---- Data segment

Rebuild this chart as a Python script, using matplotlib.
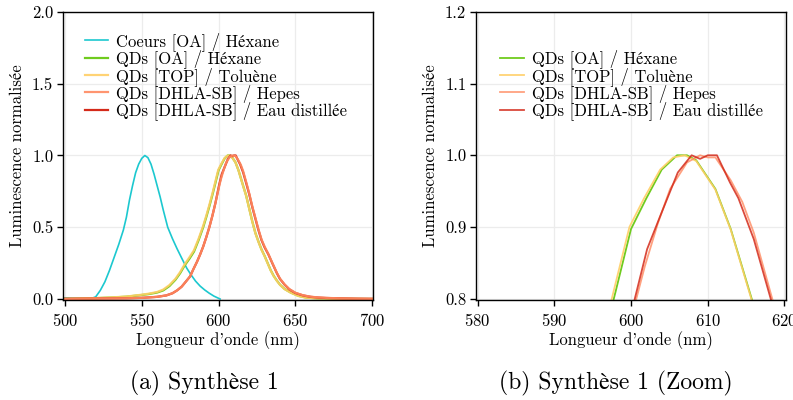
import matplotlib
matplotlib.use("Agg")
import matplotlib.pyplot as plt

plt.rcParams['font.family'] = ['cmr10', 'STIXGeneral', 'DejaVu Serif']
plt.rcParams['mathtext.fontset'] = 'cm'
plt.rcParams['axes.formatter.use_mathtext'] = True

# ---------------- data ----------------
coeurs_x = [500, 505, 510, 515, 517, 520, 523, 526, 529, 532, 535, 538, 540, 542, 544, 546,
            548, 550, 552, 554, 556, 558, 560, 562, 564, 566.9, 570, 573, 576, 579.3, 582,
            585, 588, 591, 594, 597, 601]
coeurs_y = [0.008, 0.005, 0.004, 0.003, 0.003, 0.015, 0.06, 0.12, 0.2, 0.29, 0.38, 0.48, 0.57,
            0.69, 0.79, 0.88, 0.94, 0.98, 1.0, 0.985, 0.94, 0.87, 0.79, 0.71, 0.62, 0.5, 0.42,
            0.35, 0.285, 0.215, 0.17, 0.125, 0.09, 0.063, 0.04, 0.02, 0.0]

oa_x = [500, 510, 520, 530, 540, 550, 555, 560, 564, 568, 572, 575, 578, 581, 584, 587, 590,
        592, 594, 596, 598, 600, 602, 604, 606, 607.3, 608.5, 611, 613, 616, 618, 620, 622,
        624, 626, 628, 630, 632, 634, 636, 638, 640, 643, 647, 652, 657, 665, 680, 700]
oa_y = [0.001, 0.003, 0.006, 0.01, 0.016, 0.028, 0.035, 0.045, 0.06, 0.09, 0.135, 0.18, 0.235,
        0.28, 0.33, 0.41, 0.5, 0.57, 0.645, 0.725, 0.81, 0.897, 0.94, 0.98, 1.0, 1.0, 0.993,
        0.953, 0.897, 0.79, 0.72, 0.63, 0.54, 0.46, 0.4, 0.345, 0.3, 0.25, 0.2, 0.16, 0.128,
        0.1, 0.07, 0.045, 0.022, 0.01, 0.004, 0.001, 0.0]

top_x = [500, 510, 520, 530, 540, 550, 555, 560, 564, 568, 572, 575, 578, 581, 584, 587, 590,
         592, 594, 596, 597.5, 599.8, 601.7, 603.8, 605.5, 607, 608.5, 611, 613, 616, 618, 620,
         622, 624, 626, 628, 630, 632, 634, 636, 638, 640, 643, 647, 652, 657, 665, 680, 700]
top_y = [0.001, 0.003, 0.006, 0.011, 0.017, 0.03, 0.038, 0.049, 0.066, 0.097, 0.142, 0.188,
         0.243, 0.29, 0.34, 0.42, 0.51, 0.58, 0.655, 0.735, 0.8, 0.9, 0.94, 0.98, 0.997, 1.0,
         0.992, 0.952, 0.896, 0.788, 0.718, 0.628, 0.538, 0.458, 0.398, 0.343, 0.298, 0.248,
         0.198, 0.158, 0.126, 0.099, 0.069, 0.044, 0.021, 0.009, 0.004, 0.001, 0.0]

hepes_x = [500, 520, 540, 550, 560, 566, 570, 573, 576, 579, 581.5, 583.5, 586, 588, 590, 592,
           594, 596, 598, 600.7, 601.8, 603.5, 605.1, 607.3, 609, 610, 611, 613, 614.5, 616,
           618.4, 620, 622, 624, 626, 628, 630, 632.5, 635, 638, 640, 643, 646, 650, 655, 660,
           665, 670, 680, 690, 700]
hepes_y = [0.001, 0.003, 0.005, 0.008, 0.015, 0.025, 0.04, 0.06, 0.086, 0.125, 0.158, 0.205,
           0.26, 0.31, 0.365, 0.43, 0.5, 0.58, 0.67, 0.8, 0.845, 0.905, 0.953, 0.99, 1.0, 0.997,
           0.997, 0.965, 0.935, 0.892, 0.8, 0.735, 0.645, 0.565, 0.485, 0.415, 0.365, 0.312,
           0.252, 0.182, 0.142, 0.102, 0.07, 0.044, 0.026, 0.016, 0.011, 0.008, 0.004, 0.002,
           0.001]

eau_x = [500, 520, 540, 550, 560, 566, 570, 573, 576, 579, 581.5, 583.5, 586, 588, 590, 592,
         594, 596, 598, 600.5, 602.1, 603.8, 606.1, 607.9, 609, 610, 611.2, 612.9, 614, 616,
         618.2, 620, 622, 624, 626, 628, 630, 632.5, 635, 638, 640, 643, 646, 650, 655, 660,
         665, 670, 680, 690, 700]
eau_y = [0.001, 0.003, 0.005, 0.008, 0.015, 0.025, 0.04, 0.06, 0.086, 0.125, 0.158, 0.205,
         0.26, 0.31, 0.365, 0.43, 0.5, 0.58, 0.67, 0.8, 0.869, 0.915, 0.976, 1.0, 0.995, 1.0,
         1.0, 0.962, 0.94, 0.883, 0.8, 0.73, 0.64, 0.56, 0.48, 0.41, 0.36, 0.31, 0.25, 0.18,
         0.14, 0.1, 0.068, 0.042, 0.025, 0.015, 0.01, 0.007, 0.004, 0.002, 0.001]

labels = ["Coeurs [OA] / Héxane", "QDs [OA] / Héxane", "QDs [TOP] / Toluène",
          "QDs [DHLA-SB] / Hepes", "QDs [DHLA-SB] / Eau distillée"]
colors = ['#1cc8cf', '#6fcb1e', '#ffcf66', '#ff8a60', '#d42a1a']

xticks_a = [500, 550, 600, 650, 700]
yticks_a = [0.0, 0.5, 1.0, 1.5, 2.0]
xticks_b = [580, 590, 600, 610, 620]
yticks_b = [0.8, 0.9, 1.0, 1.1, 1.2]

FS = 12

# ---------------- figure ----------------
fig = plt.figure(figsize=(7.93, 4.0), dpi=100)
ax1 = fig.add_axes([63/793, 1-300/400, 310/793, 288/400])
ax2 = fig.add_axes([476/793, 1-300/400, 310/793, 288/400])

def style(ax):
    ax.grid(True, color='#ececec', lw=0.9)
    ax.set_axisbelow(True)
    for s in ax.spines.values():
        s.set_linewidth(1.0)
        s.set_color('black')
    ax.tick_params(direction='out', length=4, width=1.0, labelsize=FS,
                   top=False, right=False)
    ax.tick_params(axis='x', pad=5)
    ax.tick_params(axis='y', pad=3)
    ax.set_xlabel("Longueur d'onde (nm)", fontsize=FS, labelpad=1)
    ax.set_ylabel("Luminescence normalisée", fontsize=FS, labelpad=5)

# left panel
ax1.plot(coeurs_x, coeurs_y, color=colors[0], lw=1.2, label=labels[0])
ax1.plot(oa_x, oa_y, color=colors[1], lw=1.6, label=labels[1])
ax1.plot(top_x, top_y, color=colors[2], lw=1.6, alpha=0.9, label=labels[2])
ax1.plot(eau_x, eau_y, color=colors[4], lw=1.6, label=labels[4], zorder=2.1)
ax1.plot(hepes_x, hepes_y, color=colors[3], lw=1.6, alpha=0.9, label=labels[3], zorder=2.2)
ax1.set_xlim(498.7, 700.6)
ax1.set_ylim(-0.007, 2.0)
ax1.set_xticks(xticks_a)
ax1.set_yticks(yticks_a)
ax1.set_yticklabels([f"{v:.1f}" for v in yticks_a])
style(ax1)
h, l = ax1.get_legend_handles_labels()
order = [0, 1, 2, 4, 3]
ax1.legend([h[i] for i in order], [l[i] for i in order], loc='upper left',
           bbox_to_anchor=(0.071, 0.93), frameon=False, fontsize=FS,
           handlelength=1.4, handletextpad=0.48, labelspacing=-0.09, borderpad=0,
           borderaxespad=0)

# right panel
ax2.plot(oa_x, oa_y, color=colors[1], lw=1.3, label=labels[1])
ax2.plot(top_x, top_y, color=colors[2], lw=1.3, alpha=0.9, label=labels[2])
ax2.plot(hepes_x, hepes_y, color=colors[3], lw=1.3, alpha=0.8, label=labels[3])
ax2.plot(eau_x, eau_y, color=colors[4], lw=1.3, alpha=0.85, label=labels[4])
ax2.set_xlim(579.8, 620.2)
ax2.set_ylim(0.798, 1.2)
ax2.set_xticks(xticks_b)
ax2.set_yticks(yticks_b)
ax2.set_yticklabels([f"{v:.1f}" for v in yticks_b])
style(ax2)
ax2.legend(loc='upper left', bbox_to_anchor=(0.078, 0.87), frameon=False, fontsize=FS,
           handlelength=1.4, handletextpad=0.48, labelspacing=-0.09, borderpad=0,
           borderaxespad=0)

fig.text(204/793, 1-383/400, "(a) Synthèse 1", ha='center', va='center', fontsize=17)
fig.text(616/793, 1-383/400, "(b) Synthèse 1 (Zoom)", ha='center', va='center', fontsize=17)

fig.savefig("out.png", dpi=100)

--------

**What to work on:**
Exactly reproduce the run of lines from the start of the listing through the line with "0.35, 0.285, 0.215, 0.17, 0.125, 0.09, 0.063, 0.04, 0.02, 0.0]", inclusive; pictures are not copied.

**Result of the exercise:**
Rebuild this chart as a Python script, using matplotlib.
import matplotlib
matplotlib.use("Agg")
import matplotlib.pyplot as plt

plt.rcParams['font.family'] = ['cmr10', 'STIXGeneral', 'DejaVu Serif']
plt.rcParams['mathtext.fontset'] = 'cm'
plt.rcParams['axes.formatter.use_mathtext'] = True

# ---------------- data ----------------
coeurs_x = [500, 505, 510, 515, 517, 520, 523, 526, 529, 532, 535, 538, 540, 542, 544, 546,
            548, 550, 552, 554, 556, 558, 560, 562, 564, 566.9, 570, 573, 576, 579.3, 582,
            585, 588, 591, 594, 597, 601]
coeurs_y = [0.008, 0.005, 0.004, 0.003, 0.003, 0.015, 0.06, 0.12, 0.2, 0.29, 0.38, 0.48, 0.57,
            0.69, 0.79, 0.88, 0.94, 0.98, 1.0, 0.985, 0.94, 0.87, 0.79, 0.71, 0.62, 0.5, 0.42,
            0.35, 0.285, 0.215, 0.17, 0.125, 0.09, 0.063, 0.04, 0.02, 0.0]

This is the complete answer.